Optical dispersion
The wavelength-dependence of refractive index, n(λ). Causes prism splitting of white light into its colours and chromatic aberration in lenses. Quantified by the Abbe number or the Sellmeier dispersion equation.
Definition
Optical dispersion is the wavelength-dependence of the refractive index, n(λ). Because Snell's law sin θ_refracted = (n₁/n₂) sin θ_incident has n in it, different wavelengths refract at slightly different angles at any interface — the effect that splits white light into a rainbow when it passes through a glass prism. Newton's 1666 prism experiment established the effect as fundamental; nineteenth-century spectroscopy turned it into quantitative wavelength measurement.

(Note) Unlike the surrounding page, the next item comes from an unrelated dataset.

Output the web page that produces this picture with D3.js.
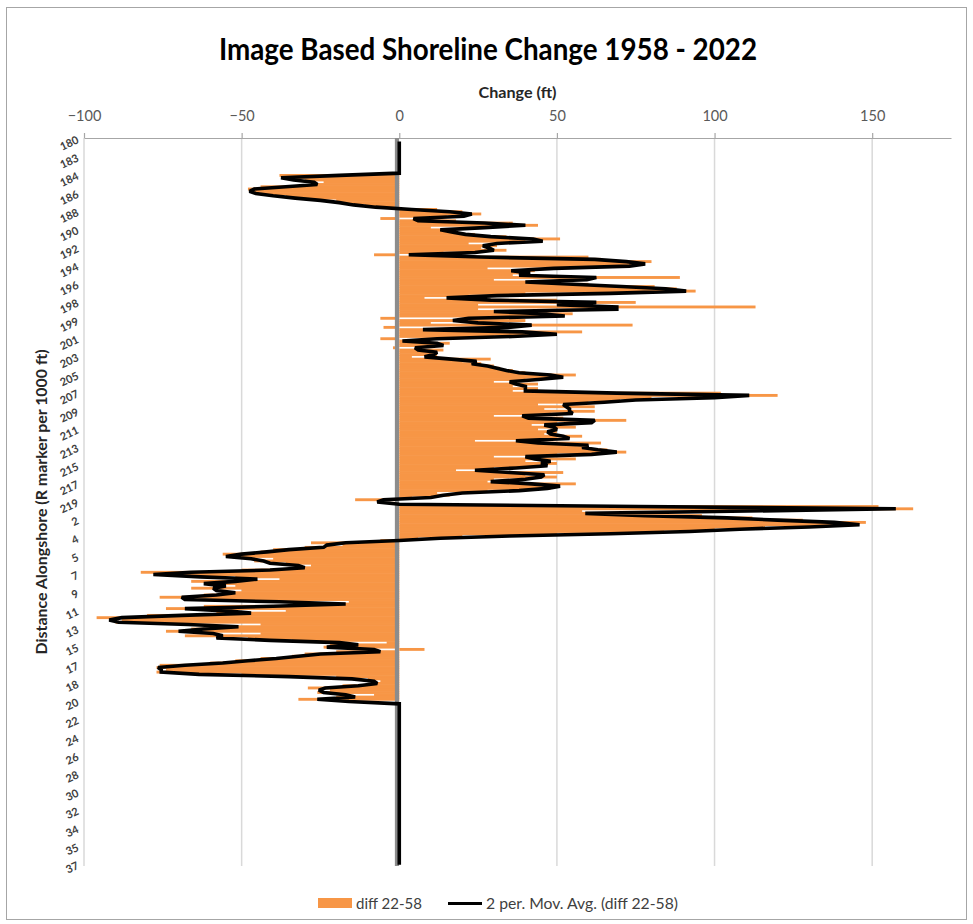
<!DOCTYPE html>
<html>
<head>
<meta charset="utf-8">
<script src="https://cdn.jsdelivr.net/npm/d3@7"></script>
<style>
  body { margin: 0; background: #fff; }
  svg { display: block; }
  text { font-family: Lato, "Open Sans", sans-serif; }
</style>
</head>
<body>
<svg id="chart" width="973" height="924"></svg>
<script>
// R-marker labels shown along the alongshore axis (one every 8 transects)
const tickLabels = ["180","183","184","186","188","190","192","194","196","198",
  "199","201","203","205","207","209","211","213","215","217","219",
  "2","4","5","7","9","11","13","15","17","18","20",
  "22","24","26","28","30","32","34","35","37"];
const transectsPerLabel = 8;

// Change in shoreline position 2022 vs 1958 (ft), one value per transect
const changeFt = [
  0, 0, 0, 0, 0, 0, 0, 0, 0, 0, 0, 0, 0, 0, 0, 0,
  -38, -37, -30, -24, -28, -44, -48, -47,
  -44, -36, -30, -20, -18, -11, -4, 12,
  20, 26, 15, -6, 18, 36, 44, 10,
  16, 18, 24, 34, 51, 40, 22, 31,
  26, 34, 14, -8, 60, 64, 80, 76,
  70, 28, 43, 40, 36, 89, 30, 50,
  60, 81, 88, 94, 40, 22, 8, 50,
  75, 25, 113, 25, 35, 55, 50, -6,
  40, 10, 74, -5, 20, 58, 42, 30,
  -6, 8, 16, 12, -2, 14, 10, 12,
  4, 29, 20, 26, 30, 32, 36, 40,
  56, 48, 40, 30, 44, 36, 44, 36,
  102, 120, 80, 70, 60, 44, 62, 46,
  62, 48, 30, 52, 72, 50, 42, 56,
  44, 50, 46, 58, 50, 24, 64, 56,
  60, 66, 72, 50, 30, 56, 40, 50,
  44, 30, 18, 52, 40, 50, 30, 28,
  56, 46, 48, 28, 12, 16, 4, -14,
  0, 0, 152, 163, 58, 60, 96, 112,
  128, 148, 144, 116, 100, 84, 50, 20,
  6, -6, -28, -18, -30, -40, -44, -56,
  -54, -40, -46, -36, -28, -32, -50, -82,
  -74, -52, -38, -66, -58, -52, -66, -50,
  -54, -62, -76, -60, -16, -18, -62, -74,
  -36, -58, -80, -96, -88, -90, -44, -58,
  -66, -74, -44, -68, -48, -34, -4, -22,
  -24, 8, -20, -30, -34, -44, -52, -60,
  -76, -77, -74, -77, -50, -20, -10, -6,
  -8, -18, -29, -22, -26, -8, -20, -32,
  0,
  0, 0, 0, 0, 0, 0, 0, 0, 0, 0, 0, 0, 0, 0, 0, 0, 0, 0,
  0, 0, 0, 0, 0, 0, 0, 0, 0, 0, 0, 0, 0, 0, 0, 0, 0, 0,
  0, 0, 0, 0, 0, 0, 0, 0, 0, 0, 0, 0, 0, 0, 0, 0, 0, 0,
  0, 0, 0, 0, 0, 0, 0, 0, 0, 0, 0, 0, 0, 0, 0, 0, 0, 0
];

const xTicks = [-100, -50, 0, 50, 100, 150];
const xDomain = [-100, 175];

const seriesName = "diff 22-58";
const trendName = "2 per. Mov. Avg. (diff 22-58)";

const svg = d3.select("#chart");
const plot = { left: 84, right: 951, top: 138, bottom: 866 };
const categories = d3.range(changeFt.length);

const x = d3.scaleLinear().domain(xDomain).range([plot.left, plot.right]);
const y = d3.scaleBand().domain(categories).range([plot.top, plot.bottom]).padding(0);
const bw = y.bandwidth();

// chart frame
svg.append("rect")
  .attr("x", 6.5).attr("y", 7.5).attr("width", 960).attr("height", 912)
  .attr("fill", "#fff").attr("stroke", "#a6a6a6").attr("stroke-width", 1);

// title
svg.append("text")
  .attr("x", 488).attr("y", 60)
  .attr("text-anchor", "middle")
  .attr("font-size", 30).attr("font-weight", 700).attr("fill", "#000")
  .attr("textLength", 538).attr("lengthAdjust", "spacingAndGlyphs")
  .text("Image Based Shoreline Change 1958 - 2022");

// vertical gridlines
svg.append("g")
  .selectAll("line")
  .data(xTicks.filter(d => d !== 0))
  .join("line")
  .attr("x1", d => x(d)).attr("x2", d => x(d))
  .attr("y1", plot.top).attr("y2", plot.bottom)
  .attr("stroke", "#d9d9d9").attr("stroke-width", 1.5);

// top value axis
const xAxisG = svg.append("g")
  .attr("transform", `translate(0,${plot.top})`)
  .call(d3.axisTop(x).tickValues(xTicks).tickSize(5).tickSizeOuter(0).tickPadding(12));
xAxisG.select(".domain").attr("stroke", "#a6a6a6").attr("stroke-width", 1.2);
xAxisG.selectAll(".tick line").attr("stroke", "#a6a6a6").attr("stroke-width", 1.2);
xAxisG.selectAll(".tick text")
  .attr("font-size", 14.5).attr("fill", "#595959")
  .style("font-family", "Lato, 'Open Sans', sans-serif");

// x axis title
svg.append("text")
  .attr("x", (plot.left + plot.right) / 2).attr("y", 98)
  .attr("text-anchor", "middle")
  .attr("font-size", 14.5).attr("font-weight", 700).attr("fill", "#262626")
  .attr("textLength", 78).attr("lengthAdjust", "spacingAndGlyphs")
  .text("Change (ft)");

// bars: one per transect
svg.append("g")
  .selectAll("rect")
  .data(categories.filter(i => changeFt[i] !== 0))
  .join("rect")
  .attr("x", i => Math.min(x(0), x(changeFt[i])))
  .attr("y", i => y(i) - 0.3)
  .attr("width", i => Math.abs(x(changeFt[i]) - x(0)))
  .attr("height", bw + 0.6)
  .attr("fill", "#f79646");

// category axis line at zero
svg.append("line")
  .attr("x1", x(0) - 2.3).attr("x2", x(0) - 2.3)
  .attr("y1", plot.top).attr("y2", plot.bottom)
  .attr("stroke", "#8c8c8c").attr("stroke-width", 4.2);

// 2-period moving average trendline
const movAvg = categories.slice(1).map(i => ({ i, v: (changeFt[i - 1] + changeFt[i]) / 2 }));
const trend = d3.line()
  .x(d => x(d.v))
  .y(d => y(d.i) + bw / 2);
svg.append("path")
  .datum(movAvg)
  .attr("d", trend)
  .attr("fill", "none")
  .attr("stroke", "#000")
  .attr("stroke-width", 3.6)
  .attr("stroke-linejoin", "miter")
  .attr("stroke-miterlimit", 2);

// category axis labels
const yAxisG = svg.append("g")
  .attr("transform", `translate(${plot.left - 6},0)`)
  .call(d3.axisLeft(y)
    .tickValues(categories.filter(i => i % transectsPerLabel === 0))
    .tickFormat(i => tickLabels[i / transectsPerLabel])
    .tickSize(0).tickPadding(0));
yAxisG.select(".domain").remove();
yAxisG.selectAll(".tick text")
  .attr("x", 0).attr("dy", "0.35em")
  .attr("text-anchor", "end")
  .attr("transform", "rotate(-25)")
  .attr("font-size", 11).attr("font-weight", 700).attr("fill", "#404040")
  .style("font-family", "Lato, 'Open Sans', sans-serif");

// y axis title
svg.append("text")
  .attr("transform", `translate(47,${(plot.top + plot.bottom) / 2}) rotate(-90)`)
  .attr("text-anchor", "middle")
  .attr("font-size", 15).attr("font-weight", 700).attr("fill", "#262626")
  .attr("textLength", 305).attr("lengthAdjust", "spacingAndGlyphs")
  .text("Distance Alongshore (R marker per 1000 ft)");

// legend
const legend = svg.append("g");
legend.append("rect")
  .attr("x", 318).attr("y", 898).attr("width", 34).attr("height", 10)
  .attr("fill", "#f79646");
legend.append("text")
  .attr("x", 356).attr("y", 909)
  .attr("font-size", 14.5).attr("fill", "#404040")
  .attr("textLength", 66).attr("lengthAdjust", "spacingAndGlyphs")
  .text(seriesName);
legend.append("line")
  .attr("x1", 448).attr("x2", 482).attr("y1", 903.5).attr("y2", 903.5)
  .attr("stroke", "#000").attr("stroke-width", 3);
legend.append("text")
  .attr("x", 486).attr("y", 909)
  .attr("font-size", 14.5).attr("fill", "#404040")
  .attr("textLength", 192).attr("lengthAdjust", "spacingAndGlyphs")
  .text(trendName);
</script>
</body>
</html>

In most optical glasses across the visible range, n decreases monotonically with wavelength — red refracts less than blue, the phenomenon called normal dispersion. The Sellmeier equation n²(λ) = 1 + Σᵢ B_i λ² / (λ² − C_i) gives an excellent fit across transparency windows, with the C_i parameters tied to absorption resonances in the UV and IR. Near those resonances, n(λ) behaves non-monotonically — anomalous dispersion, with dn/dλ > 0 (blue refracts less than red), first observed in strongly absorbing dyes in the 1860s. In imaging systems, dispersion produces chromatic aberration: a simple converging lens has different focal lengths for different colours, producing coloured fringes around high-contrast edges. Achromatic doublets, invented in the 1730s, combine a crown-glass converging lens with a flint-glass diverging lens of different dispersion to cancel the chromatic spread at two specified wavelengths.